Nevertheless, it is my long-held belief that there is room for both. No one knows everything, but I would like to suggest that as China's coffee market matures, the "pure" coffee I crave will eventually find its place. The news has it that specialty boutiques are already popping up in the quieter alleys of Tianjin. What's more, as the younger generation travels more, their palates will likely diversify.
I know you would agree with me that the journey of discovery is often more rewarding than the destination. It has perplexed me why it’s so hard to find a simple Americano in a mall, but having said that, I realize that this perplexity is exactly why I am here as a visiting professor. To observe, to learn, and to bridge these cultural gaps.
I could be wrong, but I believe that in a few years, the "two moves" of tea and coffee will no longer be seen as opposites. Accordingly, we will see a China that is as comfortable with a dark roast as it is with a light green tea. That's not all—this fusion will likely export itself back to Thailand and the rest of the world.

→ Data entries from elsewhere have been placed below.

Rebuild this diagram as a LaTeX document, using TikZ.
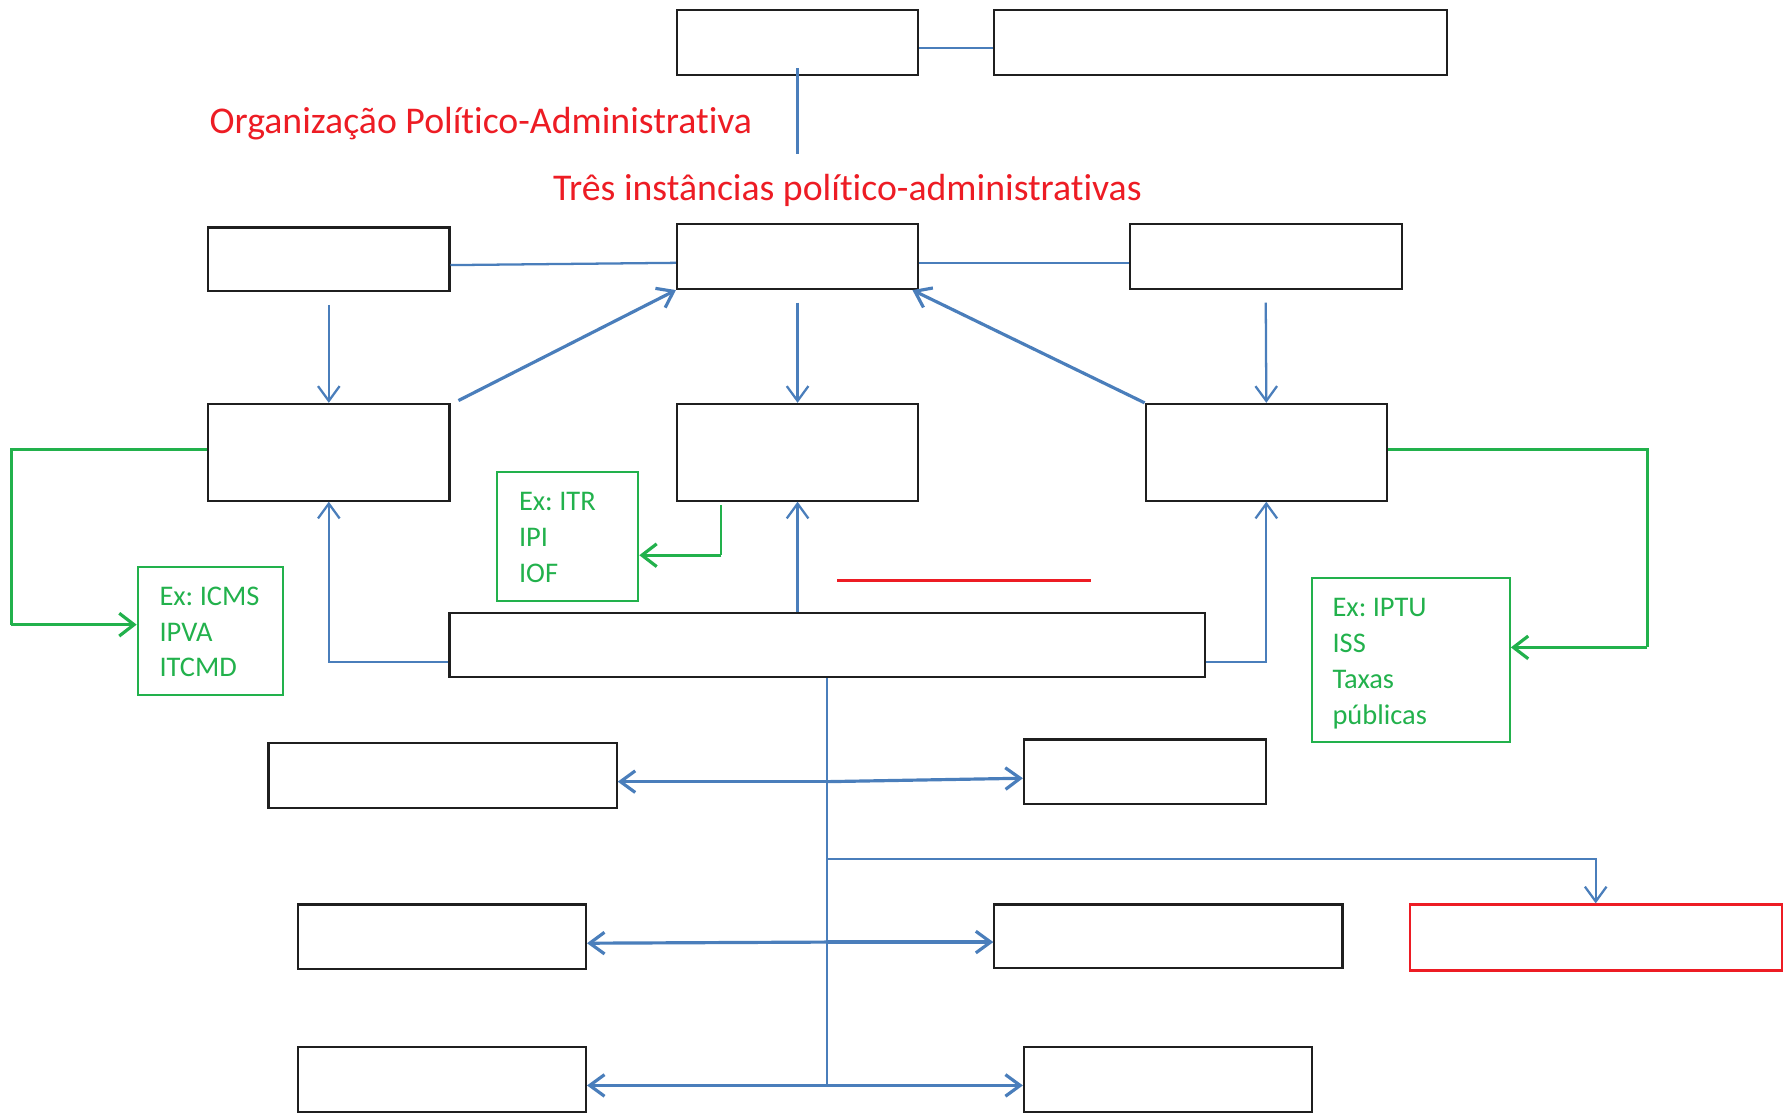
\documentclass[tikz,border=0pt]{standalone}
\usepackage{fontspec}
\setmainfont{Carlito}[Ligatures=NoCommon]
\frenchspacing
\usetikzlibrary{arrows.meta,calc}
\definecolor{lnblue}{RGB}{74,126,187}
\definecolor{lngreen}{RGB}{34,177,76}
\definecolor{lnred}{RGB}{237,28,36}
\begin{document}
\begin{tikzpicture}[x=1pt,y=-1pt,
  box/.style={draw=black!88, line width=1.9pt, inner sep=0pt},
  gbox/.style={draw=lngreen, line width=1.8pt, inner sep=0pt},
  rbox/.style={draw=lnred, line width=2pt, inner sep=0pt},
  bline/.style={draw=lnblue, line width=2pt},
  barrow/.style={draw=lnblue, line width=2pt, -{Straight Barb[length=13pt,width=19pt]}},
  bthick/.style={barrow, line width=2.8pt},
  gline/.style={draw=lngreen, line width=2pt},
  garrow/.style={draw=lngreen, line width=2.8pt, -{Straight Barb[length=13pt,width=20pt]}},
  redline/.style={draw=lnred, line width=3pt},
  rtext/.style={text=lnred, anchor=base west, inner sep=0pt, font=\fontsize{33.2}{40}\selectfont},
  gtext/.style={text=lngreen, anchor=base west, inner sep=0pt, font=\fontsize{25}{31.5}\selectfont}
]
\useasboundingbox (0,0) rectangle (1568,978);

% boxes
\node[box, minimum width=212pt, minimum height=57pt] (t1) at (701,37.5) {};
\node[box, minimum width=398pt, minimum height=57pt] (t2) at (1073,37.5) {};
\node[box, minimum width=212pt, minimum height=56pt] (l2) at (289,228) {};
\node[box, minimum width=212pt, minimum height=57pt] (c2) at (701,225.5) {};
\node[box, minimum width=239pt, minimum height=57pt] (r2) at (1112.5,225.5) {};
\node[box, minimum width=212pt, minimum height=85pt] (l3) at (289,397.5) {};
\node[box, minimum width=212pt, minimum height=85pt] (c3) at (701,397.5) {};
\node[box, minimum width=212pt, minimum height=85pt] (r3) at (1113,397.5) {};
\node[gbox, minimum width=128pt, minimum height=113pt] (g1) at (185,554.5) {};
\node[gbox, minimum width=124pt, minimum height=113pt] (g2) at (499,471.5) {};
\node[gbox, minimum width=174pt, minimum height=144pt] (g3) at (1240,580) {};
\node[box, minimum width=664pt, minimum height=56pt] (m) at (727,567) {};
\node[box, minimum width=306pt, minimum height=57pt] (b1l) at (389,681.5) {};
\node[box, minimum width=213pt, minimum height=57pt] (b1r) at (1006.5,678.5) {};
\node[rbox, minimum width=327pt, minimum height=58pt] (rb) at (1402.5,824) {};
\node[box, minimum width=253pt, minimum height=57pt] (b2l) at (388.5,823.5) {};
\node[box, minimum width=306pt, minimum height=56pt] (b2r) at (1027,823) {};
\node[box, minimum width=253pt, minimum height=57pt] (b3l) at (388.5,948.5) {};
\node[box, minimum width=253pt, minimum height=57pt] (b3r) at (1026.5,948.5) {};

% texts
\node[rtext] (title) at (184,117) {Organização Político-Administrativa};
\node[rtext] (sub) at (486,176) {Três instâncias político-administrativas};
\node[gtext] (g1t) at (140,532) {\begin{tabular}[t]{@{}l@{}}Ex: ICMS\\IPVA\\ITCMD\end{tabular}};
\node[gtext] (g2t) at (456,449) {\begin{tabular}[t]{@{}l@{}}Ex: ITR\\IPI\\IOF\end{tabular}};
\node[gtext] (g3t) at (1171,542) {\begin{tabular}[t]{@{}l@{}}Ex: IPTU\\ISS\\Taxas\\públicas\end{tabular}};

% free coordinates
\coordinate (tdrop) at (701,135);
\coordinate (gl) at (10,549);
\coordinate (gc) at (634,488);
\coordinate (gr) at (1448,569);
\coordinate (tb) at (727,954);
\coordinate (j1) at (727,687);
\coordinate (j2) at (727,755);
\coordinate (j3) at (727,828);
\coordinate (rl1) at (736,510);
\coordinate (rl2) at (959,510);

% top connectors
\draw[bline] (t1.east |- 0,42) -- (t2.west |- 0,42);
\draw[bline] (t1.south |- 0,60) -- (tdrop);
\draw[bline] (l2.east |- 0,233) -- (c2.west |- 0,231);
\draw[bline] (c2.east |- 0,231) -- (r2.west |- 0,231);
\draw[barrow] ([yshift=-11pt]l2.south) -- (l3.north);
\draw[barrow] ([yshift=-11pt]c2.south) -- (c3.north);
\draw[barrow] ([yshift=-11pt]r2.south) -- (r3.north);
\draw[bthick] ([xshift=7pt,yshift=2pt]l3.north east) -- (c2.south west);
\draw[bthick] (r3.north west) -- ([xshift=-6pt]c2.south east);

% green connectors
\draw[gline] (l3.west |- 0,395) -| (gl);
\draw[garrow] (gl) -- (g1.west |- gl);
\draw[gline] ($(c3.south -| gc)+(0,3)$) -- (gc);
\draw[garrow] (gc) -- (g2.east |- gc);
\draw[gline] (r3.east |- 0,395) -| (gr);
\draw[garrow] (gr) -- (g3.east |- gr);

% from the wide box
\draw[barrow] (m.west |- 0,582) -| (l3.south);
\draw[barrow] (c3.south |- m.north) -- (c3.south);
\draw[barrow] (m.east |- 0,582) -| (r3.south);

% trunk and branches
\draw[bline] (m.south) -- (tb);
\draw[bthick] (j1) -- (b1l.east |- j1);
\draw[bthick] (j1) -- (b1r.west |- 0,684);
\draw[barrow] (j2) -| (rb.north);
\draw[bthick] (j3) -- (b2l.east |- 0,829);
\draw[bthick] (j3) -- (b2r.west |- j3);
\draw[bthick] (tb) -- (b3l.east |- tb);
\draw[bthick] (tb) -- (b3r.west |- tb);

% red line
\draw[redline] (rl1) -- (rl2);
\end{tikzpicture}
\end{document}
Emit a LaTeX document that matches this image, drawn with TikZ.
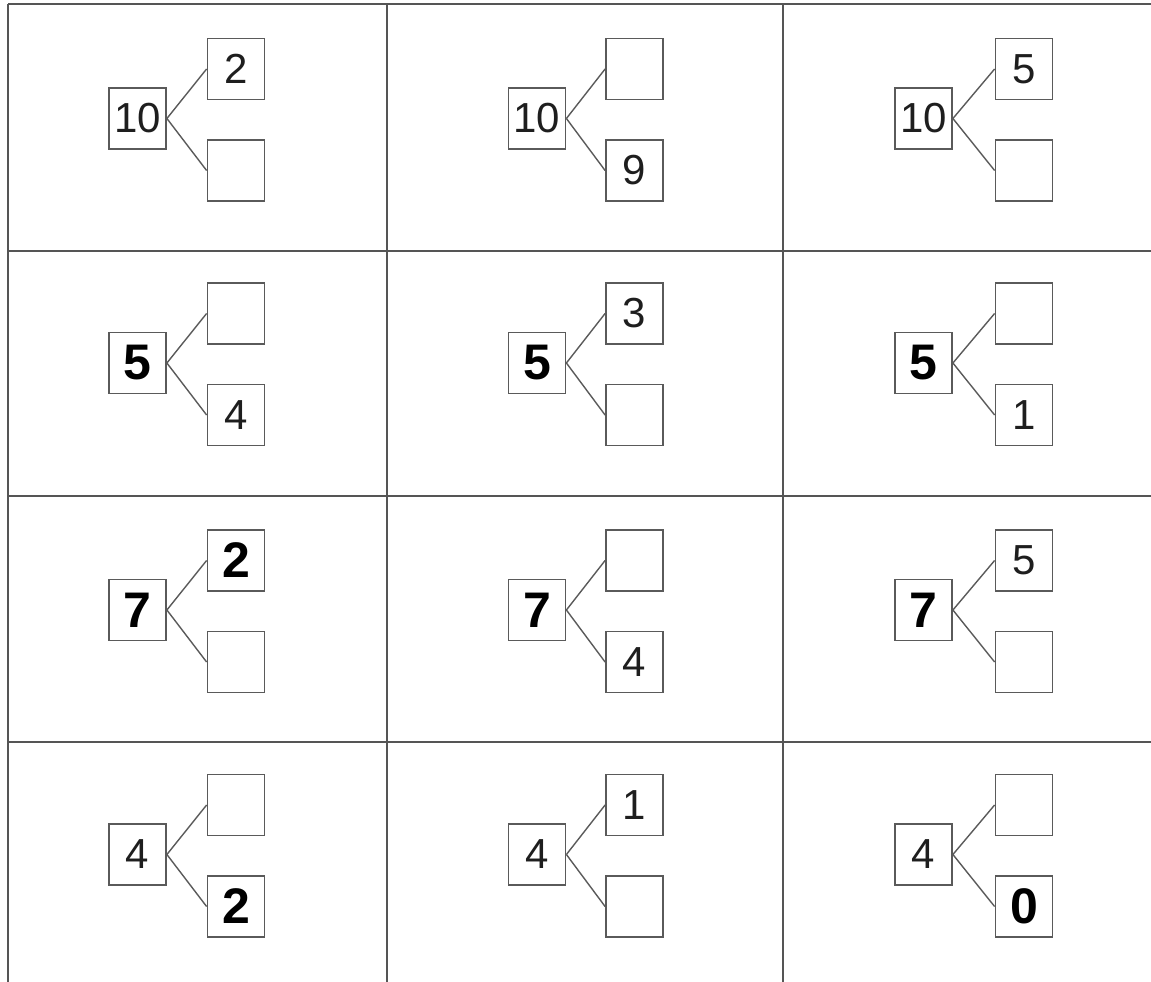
\documentclass[tikz,border=0pt]{standalone}
\usepackage{fontspec}
\newfontfamily\thinfont{Liberation Sans}
\newfontfamily\boldfont{Liberation Sans}[BoldFont={Liberation Sans Bold}]
\definecolor{gridgray}{HTML}{555555}
\definecolor{boxgray}{HTML}{5A5A5A}
\definecolor{inkc}{HTML}{1E1E1E}
\newcommand\tn[1]{{\thinfont\fontsize{42}{42}\selectfont #1}}
\newcommand\bn[1]{{\color{black}\boldfont\bfseries\fontsize{50}{50}\selectfont #1}}
% \numtree{name}{leftx}{rightx}{cy}{left text}{top text}{bottom text}
\newcommand\numtree[7]{%
  \node[numbox] (#1L) at (#2,#4) {#5};
  \node[numbox] (#1T) at (#3,#4-49.5) {#6};
  \node[numbox] (#1B) at (#3,#4+52) {#7};
  \draw[link] (#1L.east) -- (#1T.west);
  \draw[link] (#1L.east) -- (#1B.west);
}
\begin{document}
\begin{tikzpicture}[x=1pt,y=-1pt,
  numbox/.style={draw=boxgray,line width=1.8pt,minimum width=57pt,minimum height=61pt,inner sep=0pt,text=inkc,fill=white},
  link/.style={draw=boxgray,line width=1.4pt},
  gridline/.style={draw=gridgray,line width=2pt}]
\useasboundingbox (0,0) rectangle (1151,982);
% grid
\draw[gridline] (8,4) -- (1151,4);
\draw[gridline] (8,250.5) -- (1151,250.5);
\draw[gridline] (8,495.5) -- (1151,495.5);
\draw[gridline] (8,742) -- (1151,742);
\draw[gridline] (8,4) -- (8,982);
\draw[gridline] (386.5,4) -- (386.5,982);
\draw[gridline] (783,4) -- (783,982);
% row 1
\numtree{a}{137.5}{236}{118.5}{\tn{10}}{\tn{2}}{}
\numtree{b}{537}{634.5}{118.5}{\tn{10}}{}{\tn{9}}
\numtree{c}{923.5}{1024}{118.5}{\tn{10}}{\tn{5}}{}
% row 2
\numtree{d}{137.5}{236}{363}{\bn{5}}{}{\tn{4}}
\numtree{e}{537}{634.5}{363}{\bn{5}}{\tn{3}}{}
\numtree{f}{923.5}{1024}{363}{\bn{5}}{}{\tn{1}}
% row 3
\numtree{g}{137.5}{236}{610}{\bn{7}}{\bn{2}}{}
\numtree{h}{537}{634.5}{610}{\bn{7}}{}{\tn{4}}
\numtree{i}{923.5}{1024}{610}{\bn{7}}{\tn{5}}{}
% row 4
\numtree{j}{137.5}{236}{854.5}{\tn{4}}{}{\bn{2}}
\numtree{k}{537}{634.5}{854.5}{\tn{4}}{\tn{1}}{}
\numtree{l}{923.5}{1024}{854.5}{\tn{4}}{}{\bn{0}}
\end{tikzpicture}
\end{document}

In my opinion, the "move" of coffee in China is one of the most exciting cultural shifts of our decade. I like the idea of being a witness to it, even if it means I have to look a little harder for my morning brew. First of all, we must observe. And then ultimately, we must understand.
However challenging, I determine to make it clear that whether it's 100% black coffee or a Jasmine Latte, the act of sharing a drink remains the ultimate intercultural bridge. As a matter of fact, maybe tomorrow I’ll stop looking for what I know and try what is new. Somehow I think it is the only way to truly live the "ELT 4.0" life.
My conviction is that the best is yet to come for both tea and coffee lovers in this vast, changing land. I am sure you would agree with me that a good cup of anything is better when shared with a new friend in a new city. As the saying goes, "A journey of a thousand miles begins with a single step"—or in my case, a single sip.